Apart from the environmental and carbon impact, what about all those who are asthma suffers or even those just trying to dry their weekend washing. A crisp, clear afternoon became a smoke haze. Thanks!
- Disappointed neighbour, Margaret River
Logging off
WHY do we log forests? Utilisation of the forest resource concerns the harvesting and subsequent treatment of the forest to provide a marketable material. Forest supplying timber for local and expert equipments is one of the oldest aspects of the state’s economy.
Timber exploration began with the arrival of the first setters in 1829. In 1836 the first exports of timber were recorded. The first sawmills appeared in the 1850s. In 1973 about 163 mills were operating and more then 4500 men were employed in the industry. The peak years of production were 1913, 1926 and 1927 and following World War II, 1956 and 1966. In 1970 1.3 million cubic metres of logs were obtained from our forest, 86 percent from state forest and crown lands and the remainder from private property.
The capacity of our hard wood forest to produce the durable, reddish, mahogany-like timber later to be known as jarrah, was an early realisation in colonial days, and its subsequent exploitation did much to aid the initial development of the state. The major forest product used to be sawn hardwood timber obtained from mature trees of jarrah, karri, wandoo, marri and WA blackbutt.
Now many pine plantations provide suitable sawlogs. Apart from sawlogs there are many other forest products such as poles, piles, fence post, particle board, charcoal, honey and beeswax, boronia and wildflower blossoms for the cut flower trade.
Timber milling is concerned with the conversion of the logs into sawn products suitable for marketing. Mills, in general, fall into two classes - general purpose mills cutting scantling, railway sleepers, crossings, flooring and joinery stock etc ... or special mills, usually small. These include the railway sleeper mill, the hardwood case mill and the pine mill.
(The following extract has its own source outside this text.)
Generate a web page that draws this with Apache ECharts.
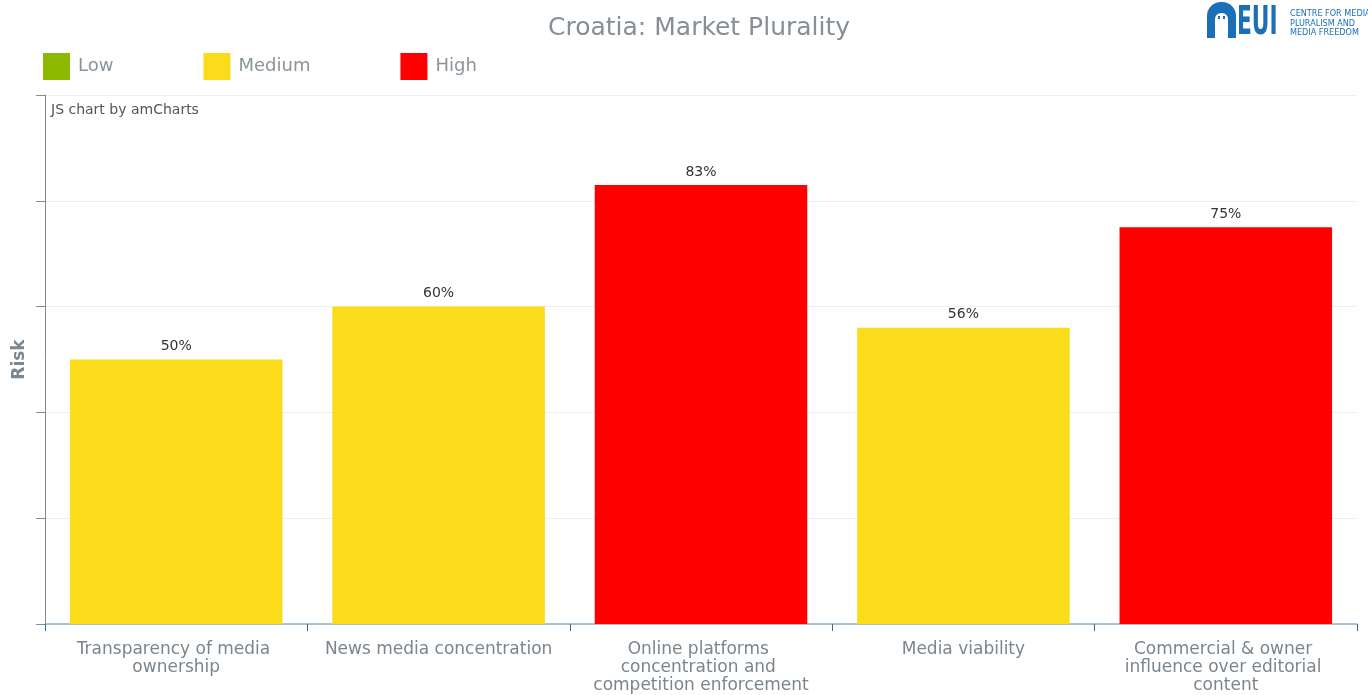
<!DOCTYPE html>
<html>
<head>
<meta charset="utf-8">
<title>Croatia: Market Plurality</title>
<script src="https://cdn.jsdelivr.net/npm/echarts@6/dist/echarts.min.js"></script>
<style>
  html, body { margin: 0; padding: 0; background: #ffffff; }
  #chart { width: 1368px; height: 695px; }
</style>
</head>
<body>
<div id="chart"></div>
<script>
// Market Plurality indicators and their risk scores (%)
const categories = [
  'Transparency of media ownership',
  'News media concentration',
  'Online platforms concentration and competition enforcement',
  'Media viability',
  'Commercial & owner influence over editorial content'
];
const riskValues = [50, 60, 83, 56, 75];
const riskLevels = ['Medium', 'Medium', 'High', 'Medium', 'High'];

// Risk bands shown in the legend
const bandNames = ['Low', 'Medium', 'High'];
const bandColors = ['#8cb800', '#fadc1b', '#ff0000'];

const FONT = 'DejaVu Sans';

// One stacked series per band; each bar only appears in the series of its own band
const series = bandNames.map((band, b) => ({
  name: band,
  type: 'bar',
  stack: 'risk',
  barWidth: '81%',
  itemStyle: { color: bandColors[b] },
  label: {
    show: true,
    position: 'top',
    distance: 6,
    color: '#333333',
    fontSize: 14,
    fontFamily: FONT,
    formatter: p => p.value + '%'
  },
  data: riskValues.map((v, i) => (riskLevels[i] === band ? v : '-'))
}));

const chart = echarts.init(document.getElementById('chart'), null, { renderer: 'canvas' });

chart.setOption({
  backgroundColor: '#ffffff',
  animation: false,
  textStyle: { fontFamily: FONT },
  title: {
    text: 'Croatia: Market Plurality',
    left: 543,
    top: 11,
    textStyle: { fontSize: 25, fontWeight: 'normal', color: '#848f97', fontFamily: FONT }
  },
  legend: {
    data: bandNames,
    left: 38,
    top: 48,
    icon: 'rect',
    itemWidth: 27,
    itemHeight: 27,
    itemGap: 90,
    selectedMode: false,
    textStyle: { fontSize: 18, color: '#8a949b', fontFamily: FONT, padding: [0, 0, 0, 3] }
  },
  grid: { left: 45, right: 11, top: 95, bottom: 70, containLabel: false },
  xAxis: {
    type: 'category',
    data: categories,
    axisLine: { show: true, lineStyle: { color: '#8fb0c8', width: 1.5 } },
    axisTick: { show: true, alignWithLabel: false, length: 7, lineStyle: { color: '#3d6a8c' } },
    axisLabel: {
      interval: 0,
      margin: 17,
      width: 240,
      overflow: 'break',
      fontSize: 17,
      lineHeight: 18,
      color: '#7b858c',
      fontFamily: FONT,
      align: 'center'
    },
    splitLine: { show: false }
  },
  yAxis: {
    type: 'value',
    min: 0,
    max: 100,
    interval: 20,
    name: 'Risk',
    nameLocation: 'middle',
    nameGap: 17,
    nameTextStyle: { fontSize: 17, fontWeight: 'bold', color: '#7b868e', fontFamily: FONT },
    axisLine: { show: true, lineStyle: { color: '#7d8c96' } },
    axisTick: { show: true, length: 9, lineStyle: { color: '#7d8c96' } },
    axisLabel: { show: false },
    splitLine: { show: true, lineStyle: { color: '#efefef' } }
  },
  graphic: [
    {
      type: 'text',
      left: 51,
      top: 103,
      style: { text: 'JS chart by amCharts', fontSize: 14, fill: '#555555', fontFamily: FONT }
    },
    // EUI logo: arch mark, wordmark and centre name
    {
      type: 'group',
      children: [
        { type: 'rect', shape: { x: 1207, y: 2, width: 29, height: 36, r: [14, 14, 0, 0] }, style: { fill: '#1b6fb6' } },
        { type: 'rect', shape: { x: 1215, y: 13, width: 13, height: 25, r: [6, 6, 0, 0] }, style: { fill: '#ffffff' } },
        { type: 'rect', shape: { x: 1218, y: 16, width: 2, height: 3 }, style: { fill: '#1b6fb6' } },
        { type: 'rect', shape: { x: 1223, y: 16, width: 2, height: 3 }, style: { fill: '#1b6fb6' } },
        {
          type: 'text',
          x: 1237, y: 4,
          scaleX: 0.62,
          style: { text: 'EUI', fontSize: 39, fontWeight: 'bold', fill: '#1b6fb6', fontFamily: 'DejaVu Sans Condensed' }
        },
        {
          type: 'text',
          x: 1290, y: 9,
          style: {
            text: 'CENTRE FOR MEDIA\nPLURALISM AND\nMEDIA FREEDOM',
            fontSize: 9, lineHeight: 9.5, fill: '#1b6fb6', fontFamily: 'DejaVu Sans Condensed'
          }
        }
      ]
    }
  ],
  series: series
});
</script>
</body>
</html>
Laws exist to enforce the efficient control of cutting and to restrict it to the actual productive capacity of the forest. Wood is an indispensable part of the material structure on which our civilisation is based. From the cradle to the coffin we are dependent on wood. The future and stability of the sawmilling industry and the associated benefit to the state are intimately bound up with a sound forest policy, maximum utilisation by the saw miller and minimum wastage by the user.
During the course of time the word "forest", originally applied in feudal times to areas of land over which the king claimed exclusive rights of the chase, now refers to a wooded area or a collection of wood of large extent.
To be precise, the food and agriculture organisation (FAO) published the following definition of forests: "Lands bearing vegetative associations dominated by trees of any size capable of producing timber or other forest products or of exercising or influence on the climate or on the water regime".
I have tried to avoid the controversy of certain aspects of forest logging, and instead have attempted to answer the question of why Western Australian forest have been logged. I would like to thank Mr B.J Beggs for the July, 1971, publication of Forestry in Western Australia, when he was conservator of forests, from which I have extracted information for this letter.
- Mike Williams, beeman, Margaret River
Leave houses alone
TO the lady who thumbed down the new buildings on Ashton last week, as the owner of one of those homes I found your comment quite hurtful. Since its publication I have been stopped in the street by various people saying "your house is in the paper - it got the thumbs down".
The houses you seem upset about are all individual designs, built by owners who have poured their ideas, energy, time and savings into them with the intention to live there, enjoy and honour the beautiful surrounds and contribute to a good neighbourhood.
You may not like the look, the contemporary styles or even the fact that there are houses being built there at all, but if you cannot find tolerance in your heart, can I suggest that instead of publically bagging other people’s pride and joy, you just take your walks somewhere else.